Para José Jorge de Carvalho, da Universidade de Brasília (UnB), há necessidade de uma transformação que passe pelo corpo acadêmico e pela criação de “um mapa pluri-epistêmico", que contemple o ensino em diversas matrizes de conhecimento e cultura. “Quando falamos de ‘justiça epistêmica’ creio que estamos a caminho de uma revolução epistêmica. Talvez uma revolução permanente, uma revolução contínua e não uma revolução de uma transformação instantânea”, apontou o professor da UnB. “Não é possível mais ter salas de aula sem alunos negros, sem alunos indígenas, sem alunos brancos, sem alunos pobres e das periferias todas”, ressaltou.

A Ialorixá Adriana de Nanã exemplificou a dificuldade que é transpor o atual modelo epistêmico, ao levar o projeto “Cabaça” para a Universidade Federal do Estado de São Paulo (Unifesp). “Eu nunca tinha pisado lá [na Unifesp, da Zona Leste], mas eu sabia de toda a luta popular que havia para que aquilo existisse” contou.

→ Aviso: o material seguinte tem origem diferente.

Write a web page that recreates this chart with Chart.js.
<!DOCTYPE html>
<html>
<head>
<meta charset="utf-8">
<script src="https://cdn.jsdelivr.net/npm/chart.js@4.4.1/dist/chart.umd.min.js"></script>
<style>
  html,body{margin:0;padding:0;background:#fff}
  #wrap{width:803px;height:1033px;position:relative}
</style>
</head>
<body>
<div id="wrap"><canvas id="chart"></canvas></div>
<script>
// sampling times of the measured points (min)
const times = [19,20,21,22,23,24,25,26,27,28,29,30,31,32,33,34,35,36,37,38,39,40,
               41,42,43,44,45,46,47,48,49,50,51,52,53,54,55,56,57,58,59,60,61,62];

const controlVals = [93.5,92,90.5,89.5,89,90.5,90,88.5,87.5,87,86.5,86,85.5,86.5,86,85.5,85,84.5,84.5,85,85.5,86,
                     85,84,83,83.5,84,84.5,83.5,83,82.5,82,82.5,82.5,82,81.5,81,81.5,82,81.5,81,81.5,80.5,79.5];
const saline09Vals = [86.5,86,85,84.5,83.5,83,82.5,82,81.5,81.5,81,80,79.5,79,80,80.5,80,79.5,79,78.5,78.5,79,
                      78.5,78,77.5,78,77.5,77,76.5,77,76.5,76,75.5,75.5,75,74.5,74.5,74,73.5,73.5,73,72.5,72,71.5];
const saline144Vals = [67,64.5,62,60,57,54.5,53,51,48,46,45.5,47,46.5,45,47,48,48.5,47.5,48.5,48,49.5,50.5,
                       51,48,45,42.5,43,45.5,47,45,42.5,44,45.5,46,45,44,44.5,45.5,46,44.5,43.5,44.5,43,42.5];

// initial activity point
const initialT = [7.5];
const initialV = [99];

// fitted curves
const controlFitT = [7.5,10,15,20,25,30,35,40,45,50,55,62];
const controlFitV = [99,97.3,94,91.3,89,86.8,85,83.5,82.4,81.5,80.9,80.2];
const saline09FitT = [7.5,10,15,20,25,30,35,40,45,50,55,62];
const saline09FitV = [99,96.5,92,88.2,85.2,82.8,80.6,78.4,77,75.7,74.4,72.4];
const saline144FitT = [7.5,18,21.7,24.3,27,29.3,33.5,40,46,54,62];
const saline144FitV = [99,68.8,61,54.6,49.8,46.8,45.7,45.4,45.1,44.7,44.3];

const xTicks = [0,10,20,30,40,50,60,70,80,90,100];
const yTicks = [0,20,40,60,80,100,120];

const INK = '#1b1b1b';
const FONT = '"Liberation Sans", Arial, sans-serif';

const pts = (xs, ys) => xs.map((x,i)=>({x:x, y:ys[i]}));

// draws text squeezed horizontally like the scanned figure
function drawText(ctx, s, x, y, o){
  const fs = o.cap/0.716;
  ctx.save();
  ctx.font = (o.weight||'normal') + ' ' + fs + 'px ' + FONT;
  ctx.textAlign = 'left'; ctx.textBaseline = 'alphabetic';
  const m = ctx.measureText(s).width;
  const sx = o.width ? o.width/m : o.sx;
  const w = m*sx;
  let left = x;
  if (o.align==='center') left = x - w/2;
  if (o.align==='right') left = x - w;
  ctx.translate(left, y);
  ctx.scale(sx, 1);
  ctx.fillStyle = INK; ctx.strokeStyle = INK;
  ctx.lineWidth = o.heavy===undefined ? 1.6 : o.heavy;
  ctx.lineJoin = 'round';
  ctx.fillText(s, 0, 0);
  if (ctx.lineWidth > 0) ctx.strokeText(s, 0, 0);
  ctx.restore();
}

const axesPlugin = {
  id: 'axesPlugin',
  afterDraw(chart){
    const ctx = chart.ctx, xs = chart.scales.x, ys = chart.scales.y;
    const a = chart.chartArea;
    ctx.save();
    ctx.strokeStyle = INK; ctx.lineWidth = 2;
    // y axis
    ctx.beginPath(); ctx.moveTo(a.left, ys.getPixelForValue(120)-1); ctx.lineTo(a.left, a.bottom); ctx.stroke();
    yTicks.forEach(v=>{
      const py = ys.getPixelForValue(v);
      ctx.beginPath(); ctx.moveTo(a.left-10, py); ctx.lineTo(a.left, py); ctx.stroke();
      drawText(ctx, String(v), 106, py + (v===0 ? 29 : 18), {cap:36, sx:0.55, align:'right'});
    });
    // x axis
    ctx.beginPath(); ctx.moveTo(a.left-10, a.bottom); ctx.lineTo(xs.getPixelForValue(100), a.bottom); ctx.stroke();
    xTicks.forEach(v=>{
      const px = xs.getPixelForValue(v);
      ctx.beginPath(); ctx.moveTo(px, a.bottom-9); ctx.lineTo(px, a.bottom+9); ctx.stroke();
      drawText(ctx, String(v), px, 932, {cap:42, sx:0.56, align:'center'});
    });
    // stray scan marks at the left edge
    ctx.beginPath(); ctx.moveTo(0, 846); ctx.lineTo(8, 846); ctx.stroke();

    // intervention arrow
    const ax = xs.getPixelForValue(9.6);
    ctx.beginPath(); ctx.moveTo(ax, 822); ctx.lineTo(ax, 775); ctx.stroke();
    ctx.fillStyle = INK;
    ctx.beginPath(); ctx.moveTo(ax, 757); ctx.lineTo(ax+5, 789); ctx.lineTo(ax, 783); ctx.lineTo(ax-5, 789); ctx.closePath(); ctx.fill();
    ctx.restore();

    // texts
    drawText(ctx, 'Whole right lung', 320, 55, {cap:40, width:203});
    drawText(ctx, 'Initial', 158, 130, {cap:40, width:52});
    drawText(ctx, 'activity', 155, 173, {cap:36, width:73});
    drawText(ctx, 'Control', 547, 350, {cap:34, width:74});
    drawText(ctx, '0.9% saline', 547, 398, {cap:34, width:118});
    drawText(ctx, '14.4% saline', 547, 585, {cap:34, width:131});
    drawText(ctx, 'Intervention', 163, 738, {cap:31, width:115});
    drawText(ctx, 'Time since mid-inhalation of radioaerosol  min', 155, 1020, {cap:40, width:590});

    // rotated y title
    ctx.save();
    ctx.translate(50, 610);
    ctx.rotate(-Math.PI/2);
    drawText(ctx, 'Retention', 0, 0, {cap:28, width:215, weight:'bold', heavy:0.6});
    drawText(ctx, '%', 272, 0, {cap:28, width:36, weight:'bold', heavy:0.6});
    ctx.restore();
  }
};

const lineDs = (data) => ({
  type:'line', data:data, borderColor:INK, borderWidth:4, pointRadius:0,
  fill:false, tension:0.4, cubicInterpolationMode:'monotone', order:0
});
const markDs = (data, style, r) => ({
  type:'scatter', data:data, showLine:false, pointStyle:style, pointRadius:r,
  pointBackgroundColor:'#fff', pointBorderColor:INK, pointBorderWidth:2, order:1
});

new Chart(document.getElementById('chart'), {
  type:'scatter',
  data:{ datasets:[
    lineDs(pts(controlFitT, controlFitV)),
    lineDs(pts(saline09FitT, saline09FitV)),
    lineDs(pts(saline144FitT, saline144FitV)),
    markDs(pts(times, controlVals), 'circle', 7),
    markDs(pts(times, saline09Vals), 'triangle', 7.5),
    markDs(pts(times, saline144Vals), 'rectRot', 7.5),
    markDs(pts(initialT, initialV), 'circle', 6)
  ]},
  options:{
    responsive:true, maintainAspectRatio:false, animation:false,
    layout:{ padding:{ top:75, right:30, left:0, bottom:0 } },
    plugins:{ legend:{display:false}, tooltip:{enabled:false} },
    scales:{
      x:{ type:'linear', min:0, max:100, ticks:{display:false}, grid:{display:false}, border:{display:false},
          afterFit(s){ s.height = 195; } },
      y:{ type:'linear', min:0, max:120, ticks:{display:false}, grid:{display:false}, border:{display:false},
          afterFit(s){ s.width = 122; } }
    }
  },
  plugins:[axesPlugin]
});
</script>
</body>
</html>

Para ela, levar o projeto para uma universidade era importante, por entender como de obrigação da universidade pública essa contrapartida. “Sabia que era um curso de extensão? Não fazia a menor ideia. Mas eu sabia que aquele era um projeto de pesquisa, um projeto para pensar uma política de desenvolvimento econômico para as comunidades tradicionais de terreiro”, afirmou. O projeto “Cabaça” está indo para o quarto ano na Unifesp. “Nesse projeto descobri que eu era pesquisadora. Para vocês parece simples, para a gente não é”, relatou a Ialorixá e pesquisadora.

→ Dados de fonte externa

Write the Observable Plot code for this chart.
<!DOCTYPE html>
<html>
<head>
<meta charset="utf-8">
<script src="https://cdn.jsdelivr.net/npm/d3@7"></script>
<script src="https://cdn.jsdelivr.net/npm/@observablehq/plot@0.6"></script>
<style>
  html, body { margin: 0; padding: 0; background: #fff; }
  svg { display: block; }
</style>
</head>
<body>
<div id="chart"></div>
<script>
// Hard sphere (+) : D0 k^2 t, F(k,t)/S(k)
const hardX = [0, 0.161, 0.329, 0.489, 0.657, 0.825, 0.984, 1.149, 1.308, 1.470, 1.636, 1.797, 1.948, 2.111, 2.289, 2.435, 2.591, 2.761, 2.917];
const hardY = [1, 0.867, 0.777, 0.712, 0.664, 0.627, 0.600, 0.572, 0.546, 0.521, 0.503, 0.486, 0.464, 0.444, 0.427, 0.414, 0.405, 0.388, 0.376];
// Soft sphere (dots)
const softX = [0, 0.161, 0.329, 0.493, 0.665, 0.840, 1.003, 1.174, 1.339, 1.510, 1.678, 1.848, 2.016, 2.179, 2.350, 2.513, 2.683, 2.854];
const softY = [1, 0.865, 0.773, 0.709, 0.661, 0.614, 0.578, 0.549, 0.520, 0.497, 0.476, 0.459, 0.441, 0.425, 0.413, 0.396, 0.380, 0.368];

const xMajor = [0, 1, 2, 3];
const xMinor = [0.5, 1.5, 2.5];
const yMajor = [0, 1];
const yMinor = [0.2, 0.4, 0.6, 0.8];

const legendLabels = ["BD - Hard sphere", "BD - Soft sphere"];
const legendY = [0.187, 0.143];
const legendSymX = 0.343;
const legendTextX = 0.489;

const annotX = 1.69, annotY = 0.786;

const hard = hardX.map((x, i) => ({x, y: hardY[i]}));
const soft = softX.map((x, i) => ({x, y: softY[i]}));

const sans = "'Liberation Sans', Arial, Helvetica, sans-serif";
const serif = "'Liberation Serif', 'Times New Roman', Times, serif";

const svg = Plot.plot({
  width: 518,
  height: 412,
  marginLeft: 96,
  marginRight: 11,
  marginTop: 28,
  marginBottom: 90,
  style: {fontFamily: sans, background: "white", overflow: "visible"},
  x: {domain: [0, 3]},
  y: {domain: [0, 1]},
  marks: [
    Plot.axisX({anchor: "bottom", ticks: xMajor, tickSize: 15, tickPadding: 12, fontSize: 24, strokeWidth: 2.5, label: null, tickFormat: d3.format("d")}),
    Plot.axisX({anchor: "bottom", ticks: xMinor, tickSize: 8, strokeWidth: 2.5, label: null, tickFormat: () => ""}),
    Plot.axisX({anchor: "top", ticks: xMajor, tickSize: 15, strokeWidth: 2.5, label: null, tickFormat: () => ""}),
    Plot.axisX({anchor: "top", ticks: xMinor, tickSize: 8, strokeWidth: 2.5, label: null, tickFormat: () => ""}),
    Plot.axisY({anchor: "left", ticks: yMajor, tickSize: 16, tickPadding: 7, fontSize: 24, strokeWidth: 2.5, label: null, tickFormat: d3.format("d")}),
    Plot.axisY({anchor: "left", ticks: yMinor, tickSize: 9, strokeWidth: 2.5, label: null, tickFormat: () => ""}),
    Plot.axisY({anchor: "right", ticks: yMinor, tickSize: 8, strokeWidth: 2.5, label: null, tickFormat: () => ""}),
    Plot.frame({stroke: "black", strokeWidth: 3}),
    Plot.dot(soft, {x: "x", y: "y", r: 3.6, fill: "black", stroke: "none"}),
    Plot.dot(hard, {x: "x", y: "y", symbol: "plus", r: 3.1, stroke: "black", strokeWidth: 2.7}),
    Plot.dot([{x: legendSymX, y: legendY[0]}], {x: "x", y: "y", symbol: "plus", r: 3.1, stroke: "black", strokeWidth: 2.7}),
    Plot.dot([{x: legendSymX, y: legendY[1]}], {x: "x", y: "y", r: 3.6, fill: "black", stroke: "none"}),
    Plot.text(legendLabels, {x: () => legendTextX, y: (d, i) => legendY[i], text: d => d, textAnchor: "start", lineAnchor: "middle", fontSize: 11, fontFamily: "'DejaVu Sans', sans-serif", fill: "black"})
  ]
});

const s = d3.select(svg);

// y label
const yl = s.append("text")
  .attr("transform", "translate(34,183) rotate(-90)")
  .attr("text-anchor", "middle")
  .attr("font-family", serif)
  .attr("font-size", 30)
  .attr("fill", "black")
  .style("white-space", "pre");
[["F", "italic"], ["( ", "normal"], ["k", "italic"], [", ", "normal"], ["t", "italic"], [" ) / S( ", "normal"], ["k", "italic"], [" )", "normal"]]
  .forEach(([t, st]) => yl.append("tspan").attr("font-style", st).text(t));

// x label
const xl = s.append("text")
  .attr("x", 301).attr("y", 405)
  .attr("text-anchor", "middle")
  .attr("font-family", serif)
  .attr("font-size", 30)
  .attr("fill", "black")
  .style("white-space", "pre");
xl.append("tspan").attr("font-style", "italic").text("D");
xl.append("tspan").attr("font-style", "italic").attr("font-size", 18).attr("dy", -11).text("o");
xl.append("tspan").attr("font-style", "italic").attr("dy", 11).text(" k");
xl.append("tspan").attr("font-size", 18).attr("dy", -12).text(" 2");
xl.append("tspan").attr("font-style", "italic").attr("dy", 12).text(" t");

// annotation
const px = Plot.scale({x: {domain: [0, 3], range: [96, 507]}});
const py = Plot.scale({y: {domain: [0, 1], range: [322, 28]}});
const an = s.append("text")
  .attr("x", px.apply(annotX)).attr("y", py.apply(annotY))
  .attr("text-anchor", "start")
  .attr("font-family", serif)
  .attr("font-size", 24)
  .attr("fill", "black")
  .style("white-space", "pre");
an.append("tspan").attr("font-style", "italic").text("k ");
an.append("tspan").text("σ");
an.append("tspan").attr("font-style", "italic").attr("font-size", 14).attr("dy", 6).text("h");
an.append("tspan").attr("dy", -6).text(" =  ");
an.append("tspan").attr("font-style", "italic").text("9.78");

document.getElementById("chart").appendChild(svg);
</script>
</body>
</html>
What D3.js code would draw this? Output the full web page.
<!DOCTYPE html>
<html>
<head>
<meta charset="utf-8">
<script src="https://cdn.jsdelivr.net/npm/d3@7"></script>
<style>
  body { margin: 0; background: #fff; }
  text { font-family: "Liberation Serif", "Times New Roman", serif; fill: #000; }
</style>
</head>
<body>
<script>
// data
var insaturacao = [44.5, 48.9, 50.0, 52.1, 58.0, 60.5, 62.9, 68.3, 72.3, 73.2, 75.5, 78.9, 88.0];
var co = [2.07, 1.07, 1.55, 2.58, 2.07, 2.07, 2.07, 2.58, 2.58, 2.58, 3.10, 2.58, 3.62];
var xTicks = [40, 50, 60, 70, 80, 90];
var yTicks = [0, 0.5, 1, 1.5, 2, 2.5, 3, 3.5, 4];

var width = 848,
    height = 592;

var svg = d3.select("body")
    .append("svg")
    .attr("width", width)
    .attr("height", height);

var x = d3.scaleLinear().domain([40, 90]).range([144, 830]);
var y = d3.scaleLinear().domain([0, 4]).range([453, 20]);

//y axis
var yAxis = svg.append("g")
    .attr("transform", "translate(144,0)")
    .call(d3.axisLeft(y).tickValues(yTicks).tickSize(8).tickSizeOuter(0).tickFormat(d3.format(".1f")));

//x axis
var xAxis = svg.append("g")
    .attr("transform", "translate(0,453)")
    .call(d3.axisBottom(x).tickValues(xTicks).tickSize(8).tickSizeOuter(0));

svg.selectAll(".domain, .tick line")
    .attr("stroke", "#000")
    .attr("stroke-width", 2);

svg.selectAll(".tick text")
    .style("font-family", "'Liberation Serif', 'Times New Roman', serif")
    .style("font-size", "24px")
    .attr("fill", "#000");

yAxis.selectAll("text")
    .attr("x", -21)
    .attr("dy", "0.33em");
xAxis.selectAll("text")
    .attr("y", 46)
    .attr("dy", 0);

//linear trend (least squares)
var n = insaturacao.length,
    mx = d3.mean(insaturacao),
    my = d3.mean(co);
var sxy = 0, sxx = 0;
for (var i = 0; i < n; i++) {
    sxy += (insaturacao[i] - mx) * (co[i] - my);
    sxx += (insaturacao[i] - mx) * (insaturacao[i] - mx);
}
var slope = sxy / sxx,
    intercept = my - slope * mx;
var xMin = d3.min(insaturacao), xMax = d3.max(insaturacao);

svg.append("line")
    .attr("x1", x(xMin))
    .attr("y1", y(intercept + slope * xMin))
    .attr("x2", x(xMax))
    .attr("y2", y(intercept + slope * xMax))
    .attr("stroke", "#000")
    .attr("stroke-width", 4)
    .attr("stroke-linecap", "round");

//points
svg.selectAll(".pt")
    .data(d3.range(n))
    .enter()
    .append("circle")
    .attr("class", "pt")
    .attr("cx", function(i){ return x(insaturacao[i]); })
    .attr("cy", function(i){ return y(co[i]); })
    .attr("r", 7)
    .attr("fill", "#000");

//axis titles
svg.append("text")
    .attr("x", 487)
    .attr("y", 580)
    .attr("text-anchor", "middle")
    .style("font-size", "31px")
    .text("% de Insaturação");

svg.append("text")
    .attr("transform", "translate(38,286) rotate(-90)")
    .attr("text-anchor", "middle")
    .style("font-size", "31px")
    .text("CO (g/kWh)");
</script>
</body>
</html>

Gina Monge Aguilar, do Instituto de Artes (IA) da Unicamp, ressaltou a necessidade da Universidade sair do que chama de “miserabilidade” que fecha o ensino no próprio conhecimento e desconsidera ser a riqueza de “compartilhar a grandiosidade do saber de cada um”. “Tomara que esse fórum leve as pessoas a um entendimento de prosperidade e compartilhamento”, disse ela.

A cacique Japira Pataxó, que também é escritora, considerou um avanço essa interação da universidade com as tradições indígenas. “Estamos aqui para

vocês e também considero que vocês tiveram essa capacidade de estar trazendo o nosso lado, de divulgar o meu trabalho, falando para vocês da convivência da gente na nossa aldeia. Agradeço”, disse ela.  “Eu trabalhei muito com nosso povo, que é Pataxó, lá em casa, para poder saber que eu tinha essa capacidade de ser o que eu sou agora”, completou ela.

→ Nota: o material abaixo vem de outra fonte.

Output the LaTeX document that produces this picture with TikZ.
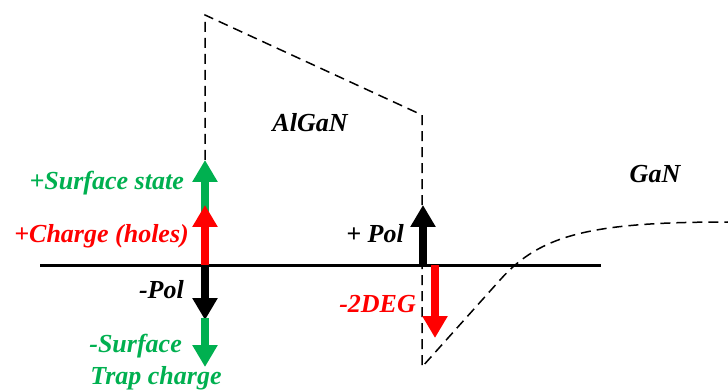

“Será que a universidade está preparada para nós, para nossa cultura, para nossa religião, para o povo de religião de matriz africana?”, indagou o Babá Moacyr de Xangô. “Se as pessoas não tiverem o conhecimento da nossa cultura, elas não vão nos respeitar e não vão nos entender”, problematizou.

A historiadora, urbanista e mãe de santo, Alessandra Ribeiro, contou sobre a experiência de vivenciar ambos os lados da situação. “É um desafio para quem está aqui na universidade ter acesso a esses saberes tradicionais. Às vezes, só no âmbito da pesquisa, não é suficiente. As nossas referências fazem parte de um recorte que a gente faz para acessar reflexão, ou da influência do nosso orientador”, comenta Ribeiro.

“Temos percebido que a presença das mestras e dos mestres modificam de tal maneira o espaço da sala de aula, que os alunos e as alunas deles entram num processo muito intenso, que a gente chama de ‘engajamento sensível’.O ensino das mestras e dos mestres é sempre amoroso, feito de uma escuta e atenção em tudo oposto a impessoalidade do trabalho do professor”, contribuiu Cesar Guimarães, professor de filosofia da Universidade Federal de Minas Gerais (UFMG).

Participaram ainda dos debates o dramaturgo britânico e arte educador Daniel Baron Cohen; a pajé Antônia Brás Santana; o mestre de capoeira do Centro Cultural Crispim Menino Levado, Marquinhos Simplício, além de docentes e pesquisadores da Unicamp.

A programação que teve apresentação do vídeo “Formação Transversal em Saberes Tradicionais” e intervenções artísticas de Luiz Antônio Nascimento Cardoso, o mestre de capoeira Pinguim da Bahia; e da professora Gina Monge Aguilar. 

O próximo Fórum Permanente acontecerá no dia 4 de agosto e terá como tema “Saúde da população negra e LGBTQIA +: o desafio da inclusão”.